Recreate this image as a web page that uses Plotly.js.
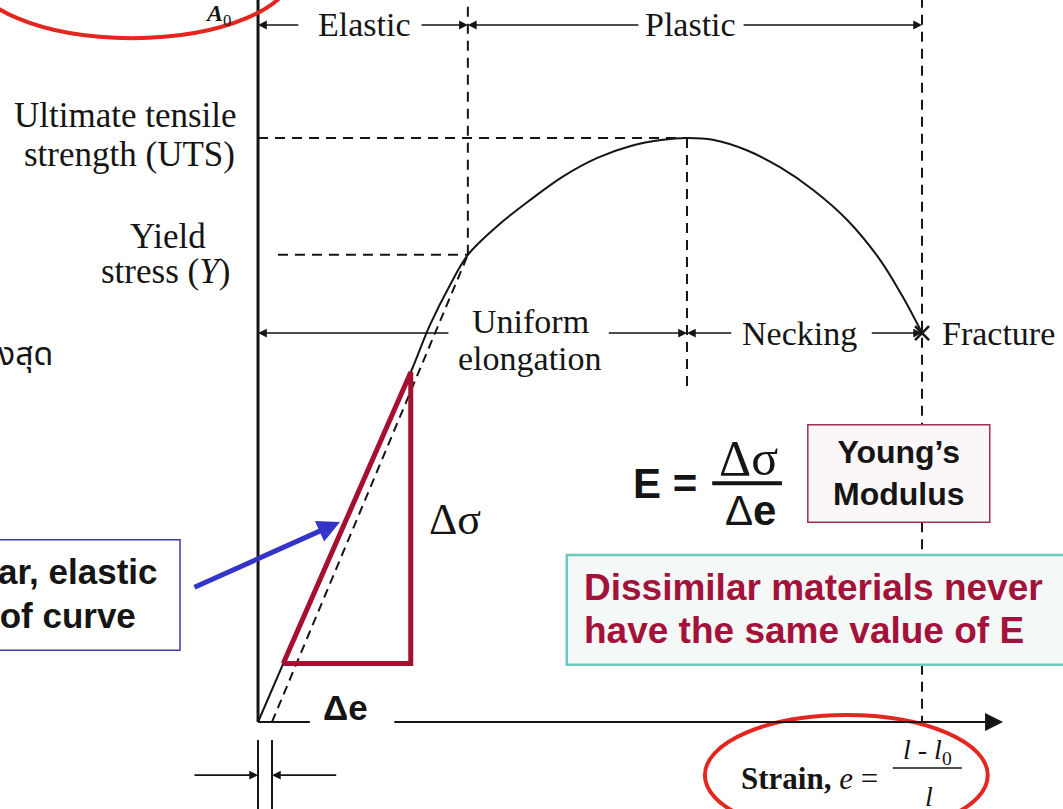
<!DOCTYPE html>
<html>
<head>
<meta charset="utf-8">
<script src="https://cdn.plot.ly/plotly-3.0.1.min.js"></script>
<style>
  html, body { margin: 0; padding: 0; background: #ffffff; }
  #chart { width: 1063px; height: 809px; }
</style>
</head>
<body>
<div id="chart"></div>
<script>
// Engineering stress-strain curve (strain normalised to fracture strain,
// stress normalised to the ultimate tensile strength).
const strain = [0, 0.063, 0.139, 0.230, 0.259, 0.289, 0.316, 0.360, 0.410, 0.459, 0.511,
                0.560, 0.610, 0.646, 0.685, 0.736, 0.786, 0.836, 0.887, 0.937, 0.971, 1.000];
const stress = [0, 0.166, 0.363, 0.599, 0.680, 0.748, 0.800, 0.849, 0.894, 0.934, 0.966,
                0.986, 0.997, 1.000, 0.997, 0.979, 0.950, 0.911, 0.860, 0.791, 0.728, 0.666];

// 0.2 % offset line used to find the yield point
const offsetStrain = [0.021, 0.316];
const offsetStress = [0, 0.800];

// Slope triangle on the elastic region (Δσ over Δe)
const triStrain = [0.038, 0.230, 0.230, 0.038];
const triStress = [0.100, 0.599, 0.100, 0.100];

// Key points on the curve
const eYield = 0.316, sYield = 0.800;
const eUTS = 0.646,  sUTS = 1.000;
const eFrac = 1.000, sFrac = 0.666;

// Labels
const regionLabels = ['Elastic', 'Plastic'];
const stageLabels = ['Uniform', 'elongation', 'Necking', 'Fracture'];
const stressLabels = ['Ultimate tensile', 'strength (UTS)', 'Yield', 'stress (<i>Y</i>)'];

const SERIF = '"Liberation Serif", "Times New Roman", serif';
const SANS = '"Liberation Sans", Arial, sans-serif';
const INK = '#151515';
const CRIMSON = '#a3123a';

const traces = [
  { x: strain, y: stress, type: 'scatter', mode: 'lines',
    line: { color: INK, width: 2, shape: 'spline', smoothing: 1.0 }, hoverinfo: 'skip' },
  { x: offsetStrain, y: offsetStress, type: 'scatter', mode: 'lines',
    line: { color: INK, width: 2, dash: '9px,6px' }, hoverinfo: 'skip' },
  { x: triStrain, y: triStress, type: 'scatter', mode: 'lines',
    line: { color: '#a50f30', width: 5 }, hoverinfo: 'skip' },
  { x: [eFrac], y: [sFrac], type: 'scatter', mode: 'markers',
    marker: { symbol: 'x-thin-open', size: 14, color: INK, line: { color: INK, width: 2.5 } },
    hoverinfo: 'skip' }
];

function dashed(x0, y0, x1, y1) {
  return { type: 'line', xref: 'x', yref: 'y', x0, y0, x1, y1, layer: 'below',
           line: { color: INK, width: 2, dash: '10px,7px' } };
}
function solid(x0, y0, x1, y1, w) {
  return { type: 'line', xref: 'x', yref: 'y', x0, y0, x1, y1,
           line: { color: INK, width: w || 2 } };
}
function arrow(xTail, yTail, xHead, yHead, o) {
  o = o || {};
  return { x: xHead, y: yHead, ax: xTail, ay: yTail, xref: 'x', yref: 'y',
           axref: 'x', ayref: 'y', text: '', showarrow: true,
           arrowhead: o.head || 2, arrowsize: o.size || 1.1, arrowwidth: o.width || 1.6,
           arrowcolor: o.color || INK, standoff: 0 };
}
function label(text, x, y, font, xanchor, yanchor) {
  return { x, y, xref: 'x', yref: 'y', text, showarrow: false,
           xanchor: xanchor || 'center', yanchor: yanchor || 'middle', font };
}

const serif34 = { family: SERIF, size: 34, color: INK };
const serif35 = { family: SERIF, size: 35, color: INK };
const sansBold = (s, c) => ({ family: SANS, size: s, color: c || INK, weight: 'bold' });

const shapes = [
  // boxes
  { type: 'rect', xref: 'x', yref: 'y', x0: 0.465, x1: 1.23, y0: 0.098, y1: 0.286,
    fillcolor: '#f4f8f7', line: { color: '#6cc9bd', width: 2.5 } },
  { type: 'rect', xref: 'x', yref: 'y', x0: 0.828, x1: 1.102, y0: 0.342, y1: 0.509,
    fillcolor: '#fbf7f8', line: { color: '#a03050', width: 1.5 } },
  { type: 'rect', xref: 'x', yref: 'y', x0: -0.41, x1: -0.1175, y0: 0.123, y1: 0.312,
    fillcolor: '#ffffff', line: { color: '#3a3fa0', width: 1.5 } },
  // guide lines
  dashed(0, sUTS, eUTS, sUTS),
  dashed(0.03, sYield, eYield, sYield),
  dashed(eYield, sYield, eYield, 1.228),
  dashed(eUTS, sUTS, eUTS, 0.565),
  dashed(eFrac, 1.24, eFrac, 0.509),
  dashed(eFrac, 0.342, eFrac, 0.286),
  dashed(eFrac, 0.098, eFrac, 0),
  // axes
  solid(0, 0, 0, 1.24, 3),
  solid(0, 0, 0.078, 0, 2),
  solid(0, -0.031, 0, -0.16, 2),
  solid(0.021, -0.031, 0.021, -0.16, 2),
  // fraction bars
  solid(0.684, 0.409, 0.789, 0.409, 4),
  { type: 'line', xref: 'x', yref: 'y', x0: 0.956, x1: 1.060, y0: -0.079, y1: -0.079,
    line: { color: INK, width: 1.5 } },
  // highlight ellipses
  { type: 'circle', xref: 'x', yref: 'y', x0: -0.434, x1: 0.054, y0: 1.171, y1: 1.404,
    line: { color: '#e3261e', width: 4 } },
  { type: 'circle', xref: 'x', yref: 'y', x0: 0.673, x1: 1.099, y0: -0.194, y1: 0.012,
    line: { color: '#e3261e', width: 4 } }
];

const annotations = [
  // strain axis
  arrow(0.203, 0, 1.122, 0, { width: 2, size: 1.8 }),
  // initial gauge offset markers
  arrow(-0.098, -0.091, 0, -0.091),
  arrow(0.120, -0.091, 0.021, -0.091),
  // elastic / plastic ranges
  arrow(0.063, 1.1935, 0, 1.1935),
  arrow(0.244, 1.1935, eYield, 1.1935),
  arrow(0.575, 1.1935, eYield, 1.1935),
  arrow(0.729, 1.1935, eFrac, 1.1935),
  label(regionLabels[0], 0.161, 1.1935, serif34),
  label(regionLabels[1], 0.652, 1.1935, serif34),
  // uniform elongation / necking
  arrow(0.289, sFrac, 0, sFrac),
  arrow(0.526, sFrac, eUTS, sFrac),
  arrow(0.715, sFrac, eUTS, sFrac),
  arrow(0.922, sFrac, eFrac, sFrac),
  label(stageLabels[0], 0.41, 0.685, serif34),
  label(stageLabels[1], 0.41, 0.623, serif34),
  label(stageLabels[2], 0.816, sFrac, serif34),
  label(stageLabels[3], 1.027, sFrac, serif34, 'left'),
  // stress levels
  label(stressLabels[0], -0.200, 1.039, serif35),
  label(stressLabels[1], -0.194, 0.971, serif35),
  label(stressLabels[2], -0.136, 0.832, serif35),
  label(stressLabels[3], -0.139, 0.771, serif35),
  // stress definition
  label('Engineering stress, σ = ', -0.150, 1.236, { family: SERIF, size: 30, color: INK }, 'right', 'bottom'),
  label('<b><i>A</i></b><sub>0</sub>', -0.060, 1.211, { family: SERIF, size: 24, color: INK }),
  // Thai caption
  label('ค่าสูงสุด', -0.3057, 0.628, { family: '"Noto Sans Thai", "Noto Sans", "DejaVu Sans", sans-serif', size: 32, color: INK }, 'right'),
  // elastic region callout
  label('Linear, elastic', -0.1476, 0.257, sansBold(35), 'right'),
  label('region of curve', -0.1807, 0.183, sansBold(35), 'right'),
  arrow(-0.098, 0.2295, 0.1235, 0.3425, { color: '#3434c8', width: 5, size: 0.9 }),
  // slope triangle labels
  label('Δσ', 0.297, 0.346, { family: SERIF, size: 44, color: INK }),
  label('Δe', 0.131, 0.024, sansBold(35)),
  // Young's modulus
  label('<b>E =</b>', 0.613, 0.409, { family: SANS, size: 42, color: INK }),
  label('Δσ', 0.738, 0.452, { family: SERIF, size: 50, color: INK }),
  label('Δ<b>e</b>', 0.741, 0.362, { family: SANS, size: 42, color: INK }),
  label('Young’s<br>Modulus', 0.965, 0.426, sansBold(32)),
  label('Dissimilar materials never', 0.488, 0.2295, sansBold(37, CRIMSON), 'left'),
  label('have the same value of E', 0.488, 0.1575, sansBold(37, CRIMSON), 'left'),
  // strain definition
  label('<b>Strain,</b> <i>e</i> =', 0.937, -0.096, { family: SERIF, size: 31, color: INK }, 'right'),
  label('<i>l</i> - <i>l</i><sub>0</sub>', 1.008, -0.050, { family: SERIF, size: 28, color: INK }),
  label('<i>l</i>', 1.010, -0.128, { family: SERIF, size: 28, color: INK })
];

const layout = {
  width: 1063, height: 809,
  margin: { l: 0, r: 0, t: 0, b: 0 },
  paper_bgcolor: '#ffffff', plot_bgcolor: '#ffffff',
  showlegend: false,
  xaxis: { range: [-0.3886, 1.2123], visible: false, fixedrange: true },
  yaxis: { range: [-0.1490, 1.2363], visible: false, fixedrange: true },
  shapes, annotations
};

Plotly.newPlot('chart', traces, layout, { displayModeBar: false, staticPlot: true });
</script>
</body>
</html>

▶ **WHAT IS NEEDED**: Reproduce the material above from its first line through the line containing "const stressLabels = ['Ultimate", both ends included, and skip every picture.

▶ **ANSWER TO THIS PROBLEM**:
Recreate this image as a web page that uses Plotly.js.
<!DOCTYPE html>
<html>
<head>
<meta charset="utf-8">
<script src="https://cdn.plot.ly/plotly-3.0.1.min.js"></script>
<style>
  html, body { margin: 0; padding: 0; background: #ffffff; }
  #chart { width: 1063px; height: 809px; }
</style>
</head>
<body>
<div id="chart"></div>
<script>
// Engineering stress-strain curve (strain normalised to fracture strain,
// stress normalised to the ultimate tensile strength).
const strain = [0, 0.063, 0.139, 0.230, 0.259, 0.289, 0.316, 0.360, 0.410, 0.459, 0.511,
                0.560, 0.610, 0.646, 0.685, 0.736, 0.786, 0.836, 0.887, 0.937, 0.971, 1.000];
const stress = [0, 0.166, 0.363, 0.599, 0.680, 0.748, 0.800, 0.849, 0.894, 0.934, 0.966,
                0.986, 0.997, 1.000, 0.997, 0.979, 0.950, 0.911, 0.860, 0.791, 0.728, 0.666];

// 0.2 % offset line used to find the yield point
const offsetStrain = [0.021, 0.316];
const offsetStress = [0, 0.800];

// Slope triangle on the elastic region (Δσ over Δe)
const triStrain = [0.038, 0.230, 0.230, 0.038];
const triStress = [0.100, 0.599, 0.100, 0.100];

// Key points on the curve
const eYield = 0.316, sYield = 0.800;
const eUTS = 0.646,  sUTS = 1.000;
const eFrac = 1.000, sFrac = 0.666;

// Labels
const regionLabels = ['Elastic', 'Plastic'];
const stageLabels = ['Uniform', 'elongation', 'Necking', 'Fracture'];
const stressLabels = ['Ultimate tensile', 'strength (UTS)', 'Yield', 'stress (<i>Y</i>)'];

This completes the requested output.